Tonga had been one of the few countries to have remained virus-free throughout the pandemic - with just one case recorded - and concerns were raised that aid efforts following last month's disaster risked exposing the island to Covid.
The volcanic eruption and tsunami, which left three people dead in Tonga and two in Peru, tainted drinking water, severed communications and left dozens homeless.
Australia, New Zealand, Japan, the UK and China had promised to drop off supplies of fresh water and medicine without coming into contact with anyone on the ground. Travellers to Tonga are usually required to spend three weeks in quarantine.

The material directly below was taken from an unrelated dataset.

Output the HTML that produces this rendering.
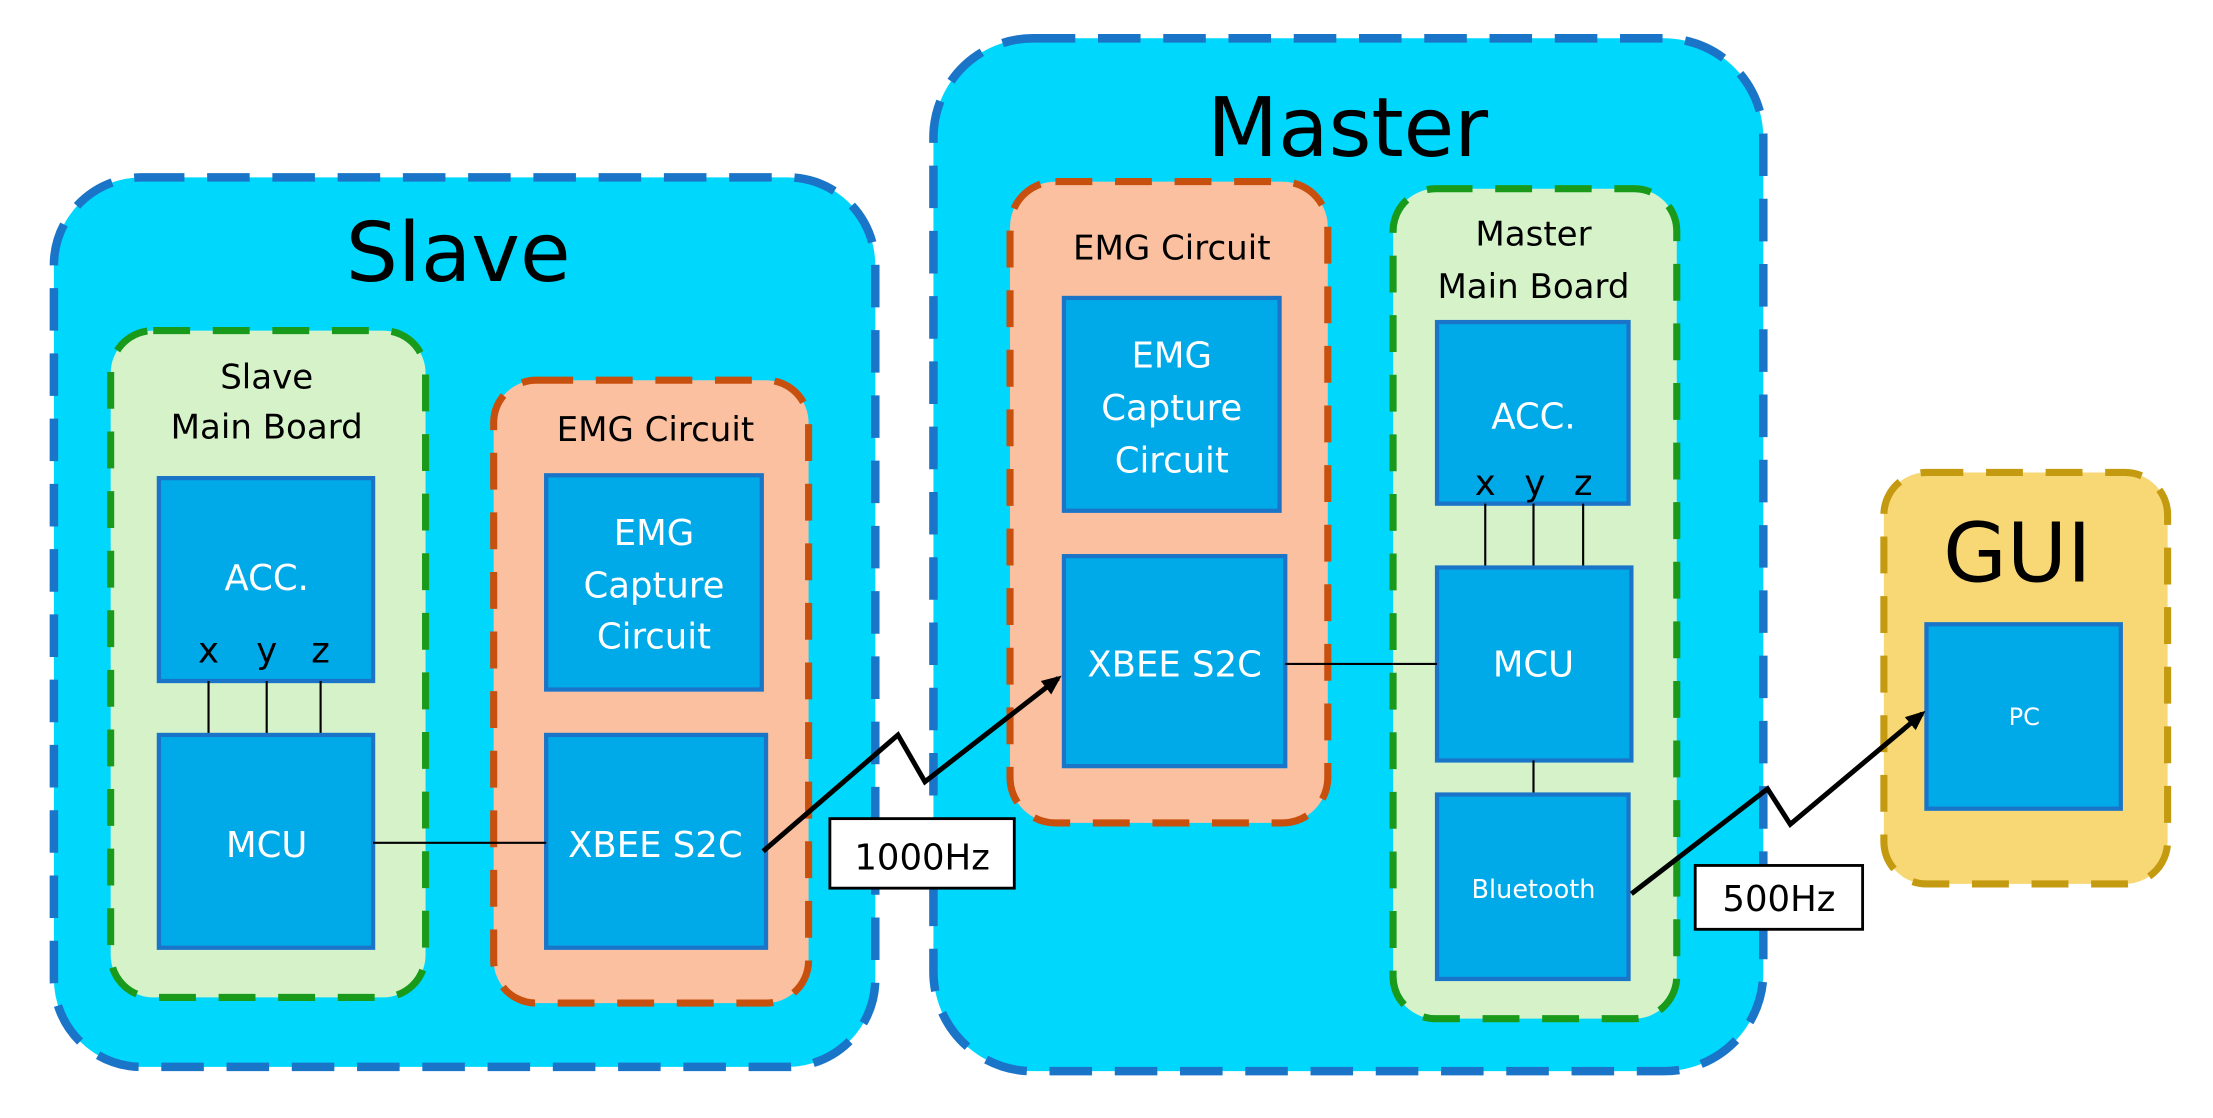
<!DOCTYPE html>
<html><head><meta charset="utf-8"><style>
html,body{margin:0;padding:0;background:#fff;}
svg{display:block;}
text{font-family:"DejaVu Sans","Liberation Sans",sans-serif;text-anchor:middle;}
.w{fill:#fff;}
.k{fill:#000;}
</style></head><body>
<svg width="2213" height="1118" viewBox="0 0 1560 788" preserveAspectRatio="none" xmlns="http://www.w3.org/2000/svg">
<defs>
<marker id="ah" markerWidth="14" markerHeight="14" refX="11" refY="7" orient="auto" markerUnits="userSpaceOnUse" viewBox="0 0 14 14">
<path d="M0,1 L14,7 L0,13 z" fill="#000"/></marker>
</defs>
<!-- Slave -->
<rect x="38" y="125" width="579" height="627" rx="62" fill="#00d7fd" stroke="#1a75c9" stroke-width="6" stroke-dasharray="30 16"/>
<text x="323" y="198" font-size="58" class="k">Slave</text>
<rect x="78" y="233" width="222" height="470" rx="30" fill="#d5f2c9" stroke="#1a9a1a" stroke-width="5" stroke-dasharray="26 16"/>
<text x="188" y="274" font-size="24" class="k">Slave</text>
<text x="188" y="309" font-size="24" class="k">Main Board</text>
<rect x="112" y="337" width="151" height="143" fill="#00a9e8" stroke="#1a75c9" stroke-width="3"/>
<text x="188" y="416" font-size="25" class="w">ACC.</text>
<text x="147" y="467" font-size="25" class="k">x</text>
<text x="188" y="467" font-size="25" class="k">y</text>
<text x="226" y="467" font-size="25" class="k">z</text>
<line x1="147" y1="480" x2="147" y2="518" stroke="#000" stroke-width="1.5"/>
<line x1="188" y1="480" x2="188" y2="518" stroke="#000" stroke-width="1.5"/>
<line x1="226" y1="480" x2="226" y2="518" stroke="#000" stroke-width="1.5"/>
<rect x="112" y="518" width="151" height="150" fill="#00a9e8" stroke="#1a75c9" stroke-width="3"/>
<text x="188" y="604" font-size="25" class="w">MCU</text>
<rect x="348" y="268" width="222" height="439" rx="30" fill="#fbc0a0" stroke="#c8500f" stroke-width="5" stroke-dasharray="26 16"/>
<text x="462" y="311" font-size="24" class="k">EMG Circuit</text>
<rect x="385" y="335" width="152" height="151" fill="#00a9e8" stroke="#1a75c9" stroke-width="3"/>
<text x="461" y="384" font-size="25" class="w">EMG</text>
<text x="461" y="421" font-size="25" class="w">Capture</text>
<text x="461" y="457" font-size="25" class="w">Circuit</text>
<rect x="385" y="518" width="155" height="150" fill="#00a9e8" stroke="#1a75c9" stroke-width="3"/>
<text x="462" y="604" font-size="25" class="w">XBEE S2C</text>
<line x1="263" y1="594" x2="385" y2="594" stroke="#000" stroke-width="1.5"/>
<!-- Master -->
<rect x="658" y="27" width="585" height="728" rx="70" fill="#00d7fd" stroke="#1a75c9" stroke-width="6" stroke-dasharray="30 16"/>
<text x="950" y="110" font-size="58" class="k">Master</text>
<rect x="712" y="128" width="224" height="452" rx="32" fill="#fbc0a0" stroke="#c8500f" stroke-width="5" stroke-dasharray="26 16"/>
<text x="826" y="183" font-size="24" class="k">EMG Circuit</text>
<rect x="750" y="210" width="152" height="150" fill="#00a9e8" stroke="#1a75c9" stroke-width="3"/>
<text x="826" y="259" font-size="25" class="w">EMG</text>
<text x="826" y="296" font-size="25" class="w">Capture</text>
<text x="826" y="333" font-size="25" class="w">Circuit</text>
<rect x="750" y="392" width="156" height="148" fill="#00a9e8" stroke="#1a75c9" stroke-width="3"/>
<text x="828" y="477" font-size="25" class="w">XBEE S2C</text>
<rect x="982" y="133" width="200" height="585" rx="30" fill="#d5f2c9" stroke="#1a9a1a" stroke-width="5" stroke-dasharray="26 16"/>
<text x="1081" y="173" font-size="24" class="k">Master</text>
<text x="1081" y="210" font-size="24" class="k">Main Board</text>
<rect x="1013" y="227" width="135" height="128" fill="#00a9e8" stroke="#1a75c9" stroke-width="3"/>
<text x="1081" y="302" font-size="25" class="w">ACC.</text>
<text x="1047" y="349" font-size="25" class="k">x</text>
<text x="1082" y="349" font-size="25" class="k">y</text>
<text x="1116" y="349" font-size="25" class="k">z</text>
<line x1="1047" y1="355" x2="1047" y2="400" stroke="#000" stroke-width="1.5"/>
<line x1="1081" y1="355" x2="1081" y2="400" stroke="#000" stroke-width="1.5"/>
<line x1="1116" y1="355" x2="1116" y2="400" stroke="#000" stroke-width="1.5"/>
<rect x="1013" y="400" width="137" height="136" fill="#00a9e8" stroke="#1a75c9" stroke-width="3"/>
<text x="1081" y="477" font-size="25" class="w">MCU</text>
<line x1="906" y1="468" x2="1013" y2="468" stroke="#000" stroke-width="1.5"/>
<line x1="1081" y1="536" x2="1081" y2="560" stroke="#000" stroke-width="1.5"/>
<rect x="1013" y="560" width="135" height="130" fill="#00a9e8" stroke="#1a75c9" stroke-width="3"/>
<text x="1081" y="633" font-size="18" class="w">Bluetooth</text>
<!-- GUI -->
<rect x="1328" y="333" width="200" height="290" rx="30" fill="#f8d775" stroke="#c49a10" stroke-width="5" stroke-dasharray="26 16"/>
<text x="1422" y="410" font-size="58" class="k">GUI</text>
<rect x="1358" y="440" width="137" height="130" fill="#00a9e8" stroke="#1a75c9" stroke-width="3"/>
<text x="1427" y="511" font-size="17" class="w">PC</text>
<!-- wireless links -->
<polyline points="538,600 633,518 652,551 746,478" fill="none" stroke="#000" stroke-width="3.5" marker-end="url(#ah)"/>
<rect x="585" y="577" width="130" height="49" fill="#fff" stroke="#000" stroke-width="2"/>
<text x="650" y="613" font-size="25" class="k">1000Hz</text>
<polyline points="1150,630 1246,556 1262,581 1355,503" fill="none" stroke="#000" stroke-width="3.5" marker-end="url(#ah)"/>
<rect x="1195" y="610" width="118" height="45" fill="#fff" stroke="#000" stroke-width="2"/>
<text x="1254" y="642" font-size="25" class="k">500Hz</text>
</svg>
</body></html>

But despite the precautions, dozens of sailors aboard the Australian aid ship HMAS Adelaide tested positive, while crew members aboard aid flights from Japan and Australia also reported infections. The two positive cases that prompted the lockdown came after officials tested 50 front-line workers at the port, local news site Matangi Tonga reported.
Since the pandemic began, Tonga had previously reported just a single case of the virus when a missionary returning from Africa tested positive in October after flying home via New Zealand.
Tonga and several other small Pacific nations, including Kiribati and the Solomon Islands, were among the last places on the planet to have avoided any virus outbreaks, thanks to their remote locations and strict border controls.
But that has changed in the last few weeks as their defences appeared no match against the highly contagious Omicron variant.
The lockdown in Tonga comes as many homes and businesses remain without internet access after the tsunami severed the sole fibre-optic cable that connects the country to the rest of the world. Officials are hoping repairs will be completed within a week or two.
About 61% of Tonga’s 105,000 people are fully vaccinated, according to Our World in Data.